The current through a 50 Ω resistor doubles from 200 mA to 400 mA. What happens to the power dissipated?
AIt doubles, from 2 W to 4 W
BIt quadruples, from 2 W to 8 W
CIt increases by 50%, from 2 W to 3 W
DIt stays the same — power depends on voltage, not current
P = I²R, so power scales as the square of current. At 200 mA: P = (0.2)² × 50 = 2 W. At 400 mA: P = (0.4)² × 50 = 8 W — four times larger. Doubling current quadruples power. This P ∝ I² relationship is the most important practical consequence of Joule heating: small increases in current cause disproportionately large increases in heat dissipation, which is why resistors have current ratings and why overloaded circuits overheat.
Question 2 Multiple Choice
Power transmission lines carry electricity over long distances. Engineers want to minimize energy lost to Joule heating during transmission. Given the same power P to transmit, which approach reduces I²R heating most effectively?
AUse thicker wires to decrease resistance R, keeping current I the same
BTransmit at high voltage and low current, so I²R losses are reduced even though P = IV stays the same
CIncrease the frequency of the alternating current
DUse lower voltage and higher current to push more power through
Since P = IV, the same power can be transmitted with high V and low I, or low V and high I. The heat loss is P_loss = I²R, which depends on the *square* of current. Halving I reduces losses by a factor of four, even if resistance is unchanged. This is why power grids use high-voltage (hundreds of kilovolts) transmission lines — the voltage is then stepped down by transformers near users. Thicker wires help but are expensive and heavy; the voltage approach is far more effective.
Question 3 True / False
The three forms P = IV, P = I²R, and P = V²/R are three different physical laws about power dissipation.
TTrue
FFalse
Answer: False
They are all the same equation expressed differently. Starting from P = IV and using V = IR (Ohm's law), substitute V = IR to get P = I(IR) = I²R, or substitute I = V/R to get P = (V/R)V = V²/R. All three forms are algebraically equivalent and describe the same physical phenomenon. The choice of form depends only on which two quantities you know directly: I and R → use I²R; V and R → use V²/R; I and V → use IV.
Question 4 True / False
A resistor with lower resistance generally dissipates less power than a resistor with higher resistance connected in the same circuit.
TTrue
FFalse
Answer: False
Whether lower R means less or more power depends on what is held fixed. If voltage V is fixed (e.g., both resistors connected to the same voltage source), P = V²/R increases as R decreases — the lower-resistance resistor dissipates *more* power. If current I is fixed (e.g., series circuit), P = I²R decreases as R decreases — the lower-resistance resistor dissipates less. Never assume the direction of the R-P relationship without specifying whether V or I is held constant.
Question 5 Short Answer
Explain microscopically what 'Joule heating' is: why does current flowing through a resistor cause the resistor's temperature to rise?

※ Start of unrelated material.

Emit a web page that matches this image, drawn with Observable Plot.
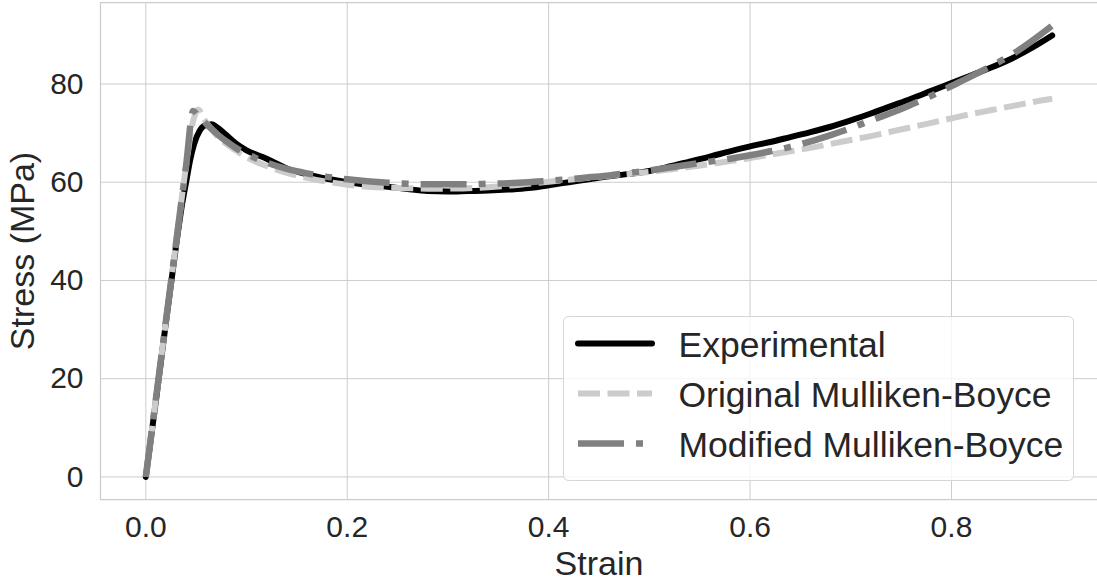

Think about your answer, then reveal below.
Model answer: In a conductor, free electrons drift under the electric field. The field accelerates each electron, giving it kinetic energy. But electrons don't travel freely — they collide with lattice ions (the fixed atomic structure). In each collision, the electron's kinetic energy is transferred to the lattice as thermal vibration (heat), and the electron starts over with low velocity. The electric field continuously does work replenishing the electrons' kinetic energy, which is continuously converted to heat through collisions. The temperature rises because the lattice vibrates more intensely. Joule heating is simply the macroscopic accounting of this microscopic cycle: field does work → electron gains kinetic energy → collision converts it to heat → repeat.
The macroscopic formula P = IV captures the rate at which the electric field does work on charges (P = dW/dt = V dq/dt = VI). The fact that this all appears as heat — not stored energy — is because resistors cannot store electrical energy the way capacitors or inductors can. All work done goes immediately and irreversibly to thermal energy.